Cryptography is only one component of information security, but it is a crucial component. Without cryptography, it would be impossible to establish secure communications between users over insecure networks like the Internet. In particular, public-key cryptography (invented by Diffie and Hellman in 1976) enables to establish secure communications between users who have never met physically before. One can argue that companies like E-Bay or Amazon could not exist without public-key cryptography. Since 30 years the theory of cryptography has developed considerably. However cryptography is not only a theoretical science; namely at some point the cryptographic algorithms must be implemented on physical devices, such as PCs, smart cards or RFIDs. Then problems arise: in general smart cards and RFIDs have limited computing power and leak information through power consumption and electro-magnetic radiations. Similarly a PC can be exposed to various computer viruses which can leak private informations to a remote attacker. Such information leakage can be exploited by an attacker; this is called a side-channel attack. It is well known that a cryptographic algorithm which is perfectly secure in theory can be completely insecure in practice if improperly implemented.

In general, countermeasures against side-channel attacks are heuristic and can only make a particular implementation resist particular attacks.
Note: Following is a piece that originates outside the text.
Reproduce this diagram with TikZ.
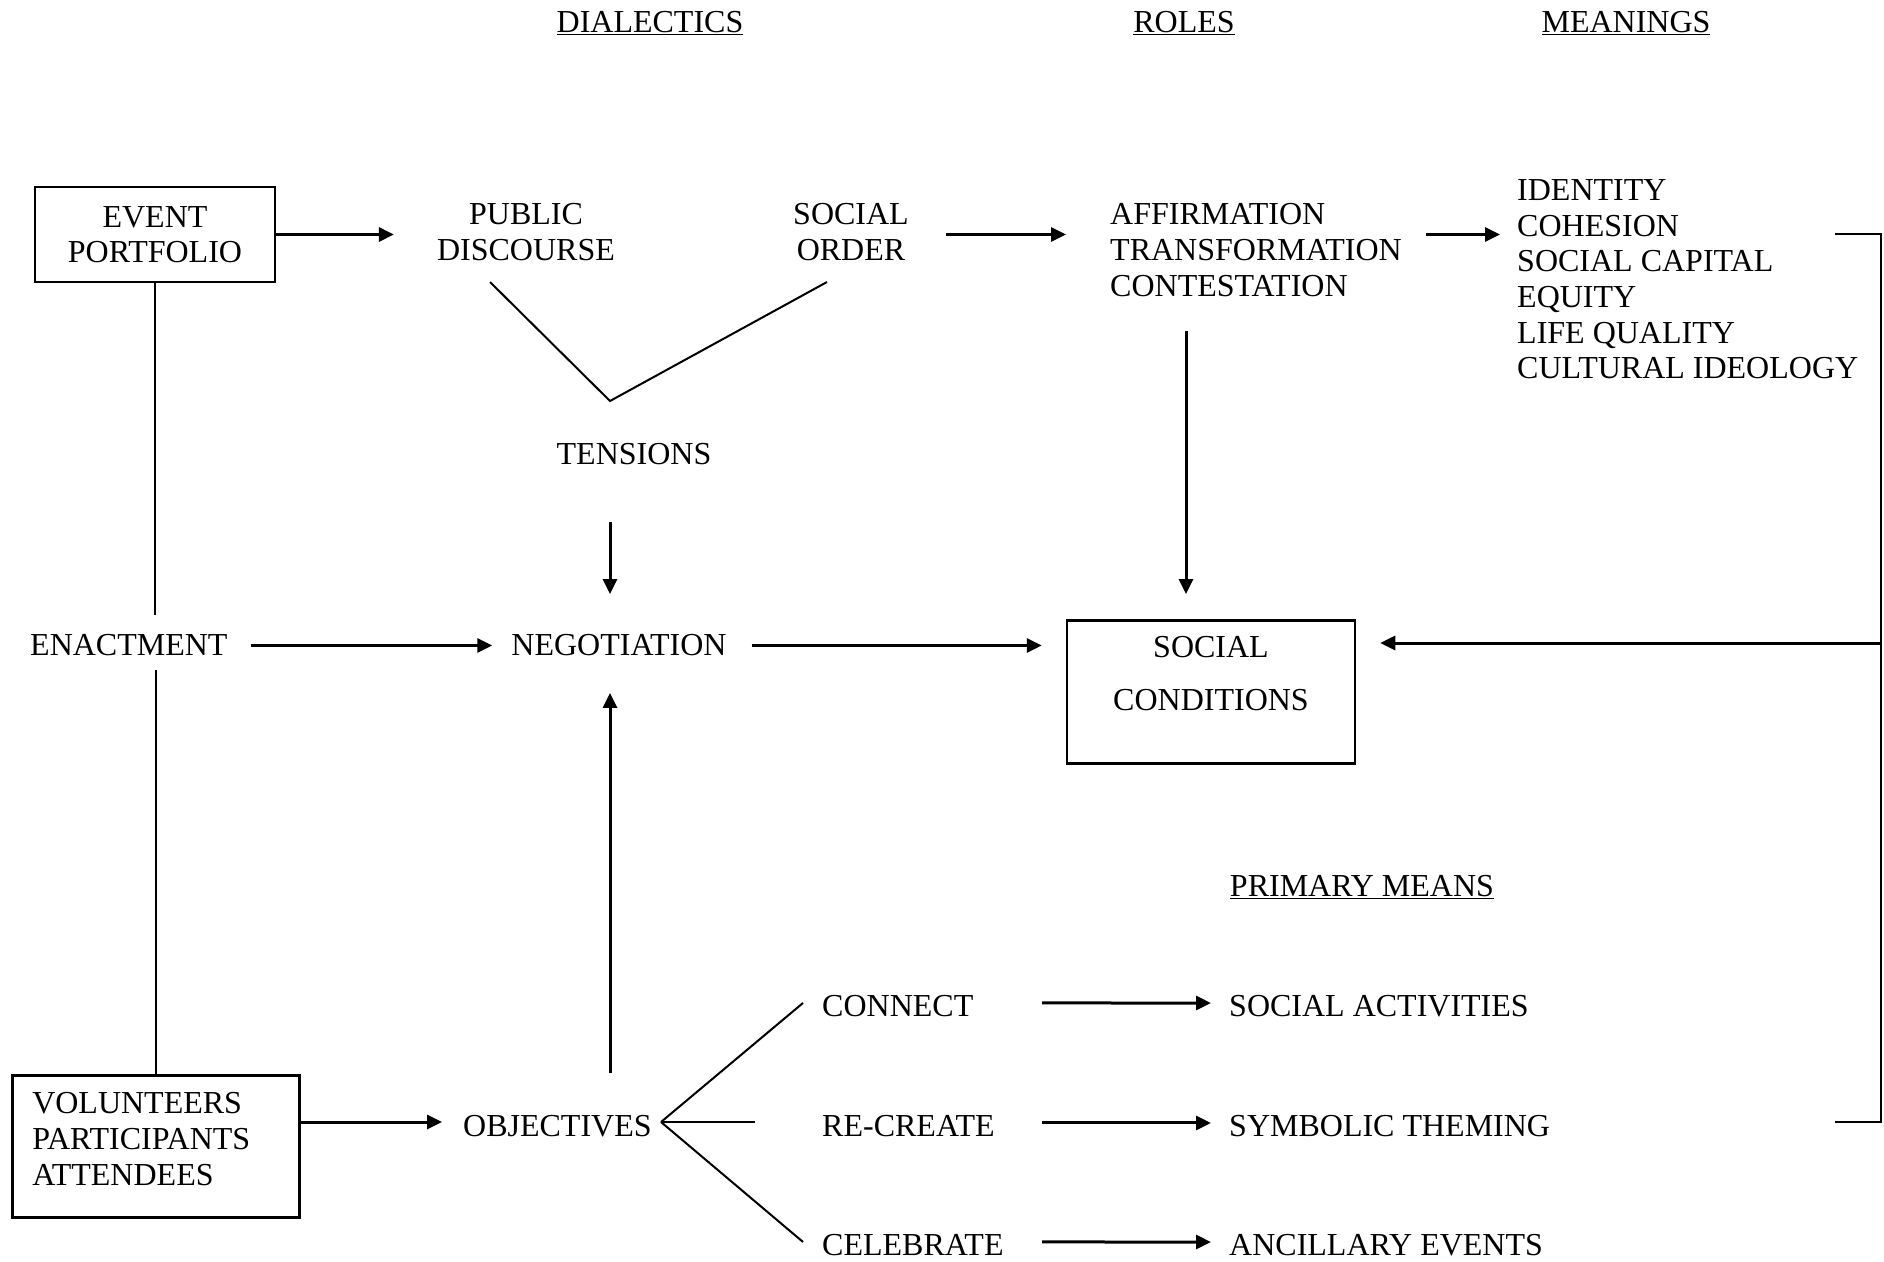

Instead of relying on ad-hoc security patches, a better approach consists in working in the framework of provable security. The goal is to prove that a cryptosystem does not only resist specific attacks but can resist any possible side-channel attack. As already demonstrated with cryptographic protocols, this approach has the potential to significantly increase the security level of cryptographic products. Recently the cryptography research community has developed new security models to take into account these practical implementation attacks; the most promising such model is called the leakage-resilient model.

Therefore, our goal is to define new security models that take into account any possible side-channel attack, and then to design new cryptographic schemes and countermeasures with a proven security guarantee against side-channel attacks.